■ **Aim of the exercise**
Your task is to repeat the lines below exactly, excluding any pictures they contain.

■ **Data provided**

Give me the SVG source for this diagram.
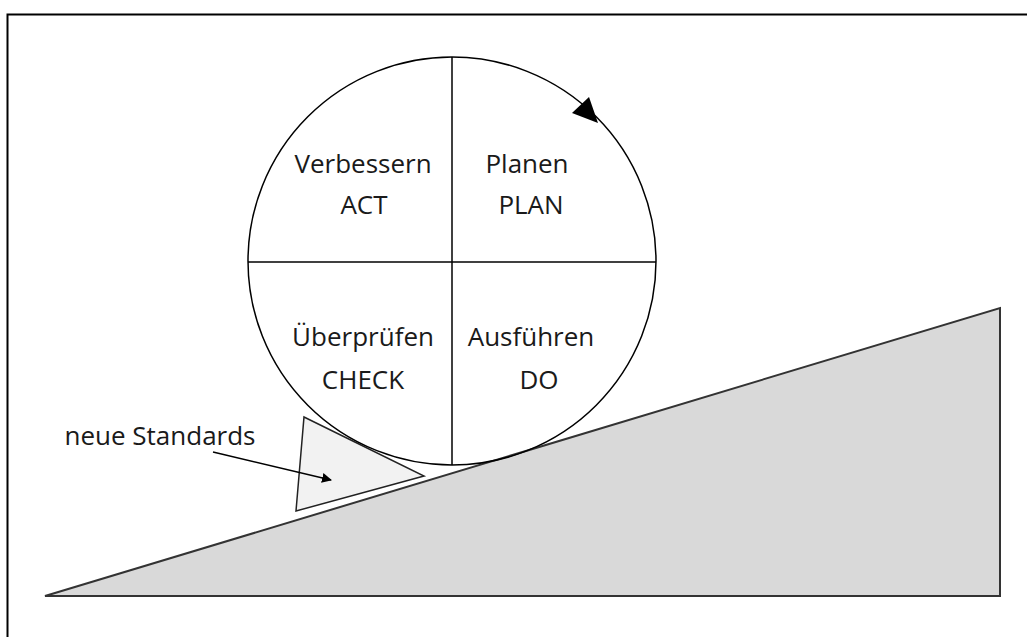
<svg xmlns="http://www.w3.org/2000/svg" width="1027" height="637" viewBox="0 0 1027 637">
<style>
.t{font-family:"Open Sans","Liberation Sans",sans-serif;font-size:26px;fill:#1a1a1a;text-anchor:middle}
.ln{stroke:#000;stroke-width:1.5;fill:none}
</style>
<defs>
<marker id="ah" markerWidth="10" markerHeight="10" refX="9" refY="5" orient="auto" markerUnits="userSpaceOnUse" viewBox="0 0 10 10">
<path d="M0,0 L10,5 L0,10 z" fill="#000"/>
</marker>
</defs>
<rect width="1027" height="637" fill="#fff"/>
<path d="M7.5,637 V14.5 H1027" stroke="#000" stroke-width="2" fill="none"/>
<g id="ramp">
<polygon points="45,596 1000,308 1000,596" fill="#d9d9d9" stroke="#333" stroke-width="2"/>
</g>
<g id="wedge">
<polygon points="304,417 424,476 296,511" fill="#f2f2f2" stroke="#222" stroke-width="1.5"/>
</g>
<g id="wheel">
<circle cx="452" cy="261" r="204" class="ln"/>
<line x1="452" y1="57" x2="452" y2="465" class="ln"/>
<line x1="248" y1="262" x2="656" y2="262" class="ln"/>
<polygon points="598,123 572,113 589,97" fill="#000"/>
</g>
<g id="act"><text class="t" x="363" y="173">Verbessern</text><text class="t" x="364" y="214">ACT</text></g>
<g id="plan"><text class="t" x="527" y="173">Planen</text><text class="t" x="531" y="214">PLAN</text></g>
<g id="check"><text class="t" x="363" y="346">Überprüfen</text><text class="t" x="363" y="389">CHECK</text></g>
<g id="do"><text class="t" x="531" y="346">Ausführen</text><text class="t" x="539" y="389">DO</text></g>
<g id="label"><text class="t" x="160" y="445">neue Standards</text></g>
<g id="connectors">
<line x1="213" y1="452" x2="331" y2="480" stroke="#000" stroke-width="1.5" marker-end="url(#ah)"/>
</g>
</svg>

■ **Worked solution**
Give me the SVG source for this diagram.
<svg xmlns="http://www.w3.org/2000/svg" width="1027" height="637" viewBox="0 0 1027 637">
<style>
.t{font-family:"Open Sans","Liberation Sans",sans-serif;font-size:26px;fill:#1a1a1a;text-anchor:middle}
.ln{stroke:#000;stroke-width:1.5;fill:none}
</style>
<defs>
<marker id="ah" markerWidth="10" markerHeight="10" refX="9" refY="5" orient="auto" markerUnits="userSpaceOnUse" viewBox="0 0 10 10">
<path d="M0,0 L10,5 L0,10 z" fill="#000"/>
</marker>
</defs>
<rect width="1027" height="637" fill="#fff"/>
<path d="M7.5,637 V14.5 H1027" stroke="#000" stroke-width="2" fill="none"/>
<g id="ramp">
<polygon points="45,596 1000,308 1000,596" fill="#d9d9d9" stroke="#333" stroke-width="2"/>
</g>
<g id="wedge">
<polygon points="304,417 424,476 296,511" fill="#f2f2f2" stroke="#222" stroke-width="1.5"/>
</g>
<g id="wheel">
<circle cx="452" cy="261" r="204" class="ln"/>
<line x1="452" y1="57" x2="452" y2="465" class="ln"/>
<line x1="248" y1="262" x2="656" y2="262" class="ln"/>
<polygon points="598,123 572,113 589,97" fill="#000"/>
</g>
<g id="act"><text class="t" x="363" y="173">Verbessern</text><text class="t" x="364" y="214">ACT</text></g>
<g id="plan"><text class="t" x="527" y="173">Planen</text><text class="t" x="531" y="214">PLAN</text></g>
<g id="check"><text class="t" x="363" y="346">Überprüfen</text><text class="t" x="363" y="389">CHECK</text></g>
<g id="do"><text class="t" x="531" y="346">Ausführen</text><text class="t" x="539" y="389">DO</text></g>
<g id="label"><text class="t" x="160" y="445">neue Standards</text></g>
<g id="connectors">
<line x1="213" y1="452" x2="331" y2="480" stroke="#000" stroke-width="1.5" marker-end="url(#ah)"/>
</g>
</svg>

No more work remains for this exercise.